Ben başkasının kitabını bilmiyorum; kadınlara ait. İslâm tarihinde eskilerden vardır da, önemli diye rahmetli Cemal Efendi bu hususta bir eser yazmıştı; benim de kütüphanemde vardı.

 

Ben o Hocaefendi’yi latifeciliğiyle tanıyorum. Bir keresinde vaazına gittim. Bak Allah bu güzel yerde yâd ettiriyor. Allah rahmet eylesin, makamı âlâ olsun; iyi hocaydı, samimi insandı. Ahaliyi şakacılıkla İslâm’a çekmeye, iyi müslüman olarak yetiştirmeye çalışırdı. Ben şehadet ediyorum ki iyi hocaydı. Nur içinde yatsın, Allah makamını daha a’lâ etsin.

Allah cümle geçmişlerimize rahmet etsin, kabirleri nur dolsun, ruhları şâd olsun, dereceleri yüksek olsun, eğer hatalarından dolayı kabirde azap çekenleri varsa azapları def u ref olsun. Seyyiâtları varsa hasenâta dönsün… Çünkü Allah döndürüyor. Azapları varsa azaplarını kaldırsın, kabirleri cennet bahçesi olsun.

Bu Cemal Hoca’nın bir fıkrasını anlatayım da, siz de sevin, şakacı bir insan olduğunu anlayın. Beyazıt Camii’nde vaaz verirdi.
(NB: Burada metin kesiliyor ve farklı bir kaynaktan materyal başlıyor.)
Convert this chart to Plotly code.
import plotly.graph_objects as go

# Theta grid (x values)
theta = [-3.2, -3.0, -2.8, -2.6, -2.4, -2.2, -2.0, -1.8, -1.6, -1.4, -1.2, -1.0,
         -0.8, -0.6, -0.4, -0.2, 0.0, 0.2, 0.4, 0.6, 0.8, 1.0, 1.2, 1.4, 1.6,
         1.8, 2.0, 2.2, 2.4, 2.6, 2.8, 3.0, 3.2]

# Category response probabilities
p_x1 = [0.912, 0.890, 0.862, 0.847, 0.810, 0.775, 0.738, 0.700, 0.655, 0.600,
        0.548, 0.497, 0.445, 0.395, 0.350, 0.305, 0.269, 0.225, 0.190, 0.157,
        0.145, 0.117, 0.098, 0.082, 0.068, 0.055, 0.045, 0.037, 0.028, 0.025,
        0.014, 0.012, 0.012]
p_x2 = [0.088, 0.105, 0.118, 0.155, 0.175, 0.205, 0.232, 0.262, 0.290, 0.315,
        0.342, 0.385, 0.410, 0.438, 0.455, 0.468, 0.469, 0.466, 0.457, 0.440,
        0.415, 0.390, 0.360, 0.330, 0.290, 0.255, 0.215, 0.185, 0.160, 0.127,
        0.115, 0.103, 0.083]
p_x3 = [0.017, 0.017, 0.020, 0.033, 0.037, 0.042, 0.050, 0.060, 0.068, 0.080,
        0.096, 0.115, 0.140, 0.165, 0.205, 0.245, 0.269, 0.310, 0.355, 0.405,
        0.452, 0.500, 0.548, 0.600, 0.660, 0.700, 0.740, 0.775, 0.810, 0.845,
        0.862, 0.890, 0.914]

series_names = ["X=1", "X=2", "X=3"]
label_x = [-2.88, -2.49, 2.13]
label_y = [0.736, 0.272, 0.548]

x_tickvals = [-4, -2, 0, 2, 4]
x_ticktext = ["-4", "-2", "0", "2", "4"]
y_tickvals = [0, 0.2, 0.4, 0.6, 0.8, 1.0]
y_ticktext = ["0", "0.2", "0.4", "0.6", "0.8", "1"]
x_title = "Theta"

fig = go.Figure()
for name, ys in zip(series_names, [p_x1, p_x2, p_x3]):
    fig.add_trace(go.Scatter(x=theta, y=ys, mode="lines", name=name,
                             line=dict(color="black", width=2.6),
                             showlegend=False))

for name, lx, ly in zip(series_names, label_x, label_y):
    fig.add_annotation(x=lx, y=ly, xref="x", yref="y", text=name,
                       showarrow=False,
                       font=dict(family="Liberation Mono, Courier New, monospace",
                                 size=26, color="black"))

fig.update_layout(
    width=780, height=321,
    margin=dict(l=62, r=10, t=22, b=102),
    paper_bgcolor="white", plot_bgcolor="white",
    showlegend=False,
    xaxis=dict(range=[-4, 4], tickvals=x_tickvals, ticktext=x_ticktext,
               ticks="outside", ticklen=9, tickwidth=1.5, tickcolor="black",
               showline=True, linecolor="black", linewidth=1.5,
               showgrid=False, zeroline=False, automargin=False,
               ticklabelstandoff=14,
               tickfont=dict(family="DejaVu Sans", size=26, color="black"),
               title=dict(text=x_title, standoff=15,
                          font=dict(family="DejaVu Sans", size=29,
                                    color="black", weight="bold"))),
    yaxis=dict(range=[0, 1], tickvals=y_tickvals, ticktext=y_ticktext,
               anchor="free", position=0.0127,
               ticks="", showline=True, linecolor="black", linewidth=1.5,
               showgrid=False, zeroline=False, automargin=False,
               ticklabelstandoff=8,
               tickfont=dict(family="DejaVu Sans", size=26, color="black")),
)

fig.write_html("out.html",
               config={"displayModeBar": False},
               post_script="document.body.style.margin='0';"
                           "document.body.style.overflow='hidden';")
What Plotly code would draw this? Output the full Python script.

Beyaz sakallı, zayıf bir kimseydi. Herhalde ibadetten zayıf bir kimseydi. Ramazan’da vaazına gittik, ben küçüğüm.

“Ramazan’ın ilk günleri; baktım sabahleyin bizim hatun evde bağırıyor.”

“—Ah! Hocaefendi! Kedi çanaktan su içiyor.”

“—E ne olacak hanım!” “

“—Hocaefendi! Ramazan değil mi?”

“—Evet Ramazan.”

“—O zaman niye su içiyor?”

“—Hanım, hanım! Hayvanlar oruç tutmaz, hayvanlar oruç tutmaz!”

Tabi millet de anlıyor şakayı, gülüyorlar. Böyle şakacı bir insandı ama bak hatırda kalıyor, kaç sene geçti. Nur içinde yatsın, iyi insandı. Çok iyi hocalar vardı, Allah razı olsun hepsinden; halkı güzel güzel yetiştirdiler.